The Ramayana in Relief: Narrative Art in Ancient and Early Medieval India With Daniel Ehnbom

Instructor: 
Daniel Ehnbom
When: 
February 17, 2018
Time: 
1:30 pm – 3:00 pm
Place: 
Samsung Hall
Fee: 
$15 Society members; $20 non-members after Museum admission. Online registrations are no longer available but tickets will be available at the door.

The rich narrative traditions of Indian art in the last centuries BCE largely died out, but starting in the Gupta Period (4th-6th centuries CE) new narrative traditions emerged. Ramayana subjects are among the earliest examples of this revival, and became immensely popular in both the north and south of the subcontinent. This lecture examines these complex developments and offers some observations on their significance to their original viewers.

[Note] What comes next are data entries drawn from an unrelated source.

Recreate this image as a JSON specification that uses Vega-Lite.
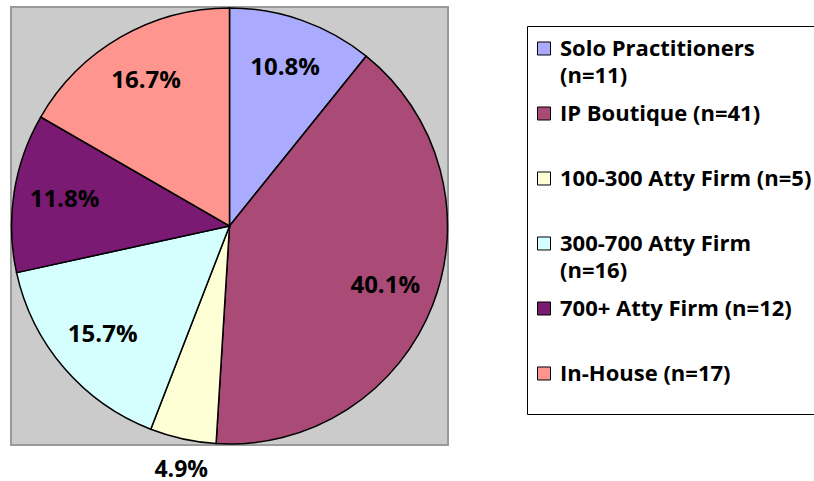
{
  "$schema": "https://vega.github.io/schema/vega-lite/v6.json",
  "width": 437,
  "height": 438,
  "autosize": "none",
  "padding": {"left": 11, "top": 7, "right": 366, "bottom": 36},
  "background": "white",
  "view": {"fill": "#cbcbcb", "stroke": "#9a9a9a", "strokeWidth": 2},
  "data": {
    "values": [
      {"category": "Solo Practitioners (n=11)", "n": 11, "label": "10.8%"},
      {"category": "IP Boutique (n=41)", "n": 41, "label": "40.1%"},
      {"category": "100-300 Atty Firm (n=5)", "n": 5, "label": "4.9%"},
      {"category": "300-700 Atty Firm (n=16)", "n": 16, "label": "15.7%"},
      {"category": "700+ Atty Firm (n=12)", "n": 12, "label": "11.8%"},
      {"category": "In-House (n=17)", "n": 17, "label": "16.7%"}
    ]
  },
  "transform": [{"window": [{"op": "row_number", "as": "idx"}]}],
  "encoding": {
    "theta": {"field": "n", "type": "quantitative", "stack": true},
    "order": {"field": "idx", "type": "quantitative"}
  },
  "layer": [
    {
      "mark": {"type": "arc", "outerRadius": 218, "stroke": "black", "strokeWidth": 1.5},
      "encoding": {
        "color": {
          "field": "category",
          "type": "nominal",
          "sort": ["Solo Practitioners (n=11)", "IP Boutique (n=41)", "100-300 Atty Firm (n=5)", "300-700 Atty Firm (n=16)", "700+ Atty Firm (n=12)", "In-House (n=17)"],
          "scale": {"range": ["#aaaaff", "#a94a77", "#ffffd5", "#d5ffff", "#7a1a73", "#ff958f"]},
          "legend": {
            "orient": "none",
            "legendX": 516,
            "legendY": 19,
            "title": null,
            "direction": "vertical",
            "symbolType": "M-1,0.46H1V2.46H-1Z",
            "symbolSize": 169,
            "symbolStrokeColor": "black",
            "symbolStrokeWidth": 1,
            "symbolOpacity": 1,
            "symbolOffset": 4,
            "labelFont": "Open Sans",
            "labelFontWeight": "bold",
            "labelFontSize": 22,
            "labelColor": "black",
            "labelBaseline": "top",
            "labelOffset": 5,
            "labelLimit": 500,
            "labelExpr": "(indexof(datum.label, 'Solo') == 0 || indexof(datum.label, '300-700') == 0) ? [slice(datum.label, 0, indexof(datum.label, ' (')), slice(datum.label, indexof(datum.label, ' (') + 1)] : [datum.label, '']",
            "rowPadding": 6,
            "padding": 2,
            "strokeColor": "black",
            "fillColor": "white"
          }
        }
      }
    },
    {
      "mark": {"type": "text", "radius": 167, "font": "Open Sans", "fontWeight": "bold", "fontSize": 24, "color": "black"},
      "encoding": {
        "text": {"condition": {"test": "datum.n < 6", "value": ""}, "field": "label"}
      }
    },
    {
      "mark": {"type": "text", "radius": 249, "dx": 5, "dy": 1, "font": "Open Sans", "fontWeight": "bold", "fontSize": 23, "color": "black"},
      "encoding": {
        "text": {"condition": {"test": "datum.n >= 6", "value": ""}, "field": "label"}
      }
    }
  ],
  "config": {
    "style": {"guide-label": {"lineHeight": 27}}
  }
}
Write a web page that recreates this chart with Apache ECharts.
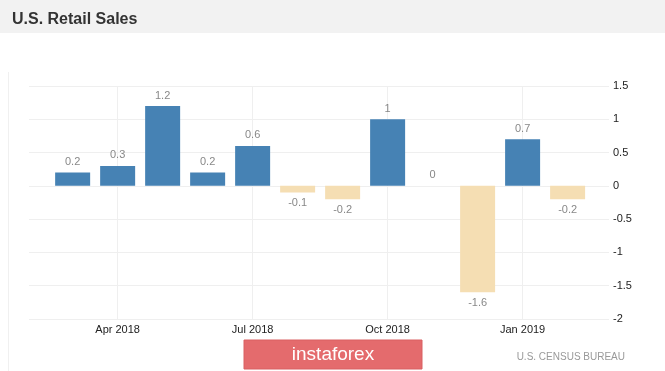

Daniel Ehnbom received his PhD from the University of Chicago in 1984 and is a former Instructor of Record for SAA’s Arts of Asia classes. He is the author of numerous books, articles and catalogue contrubutions on South Asian Art, including Indian Miniatures: The Ehrenfeld Collection (1985) and Realms of Earth and Sky: Indian Painting from the Fifteenth to the Nineteenth Century  (Charlottesville: The Fralin Art Museum at the University of Virginia, 2014).  He was with the Macmillan/Grove Dictionary of Art (now Oxford University Press, published 1996) from 1984, acting as South Asia Area Editor for Painting and Sculpture from 1988.

He is currently adjunct curator of South Asian art at the University of Virginia Art Museum, and was formerly Director of the UVA Center for South Asian Studies.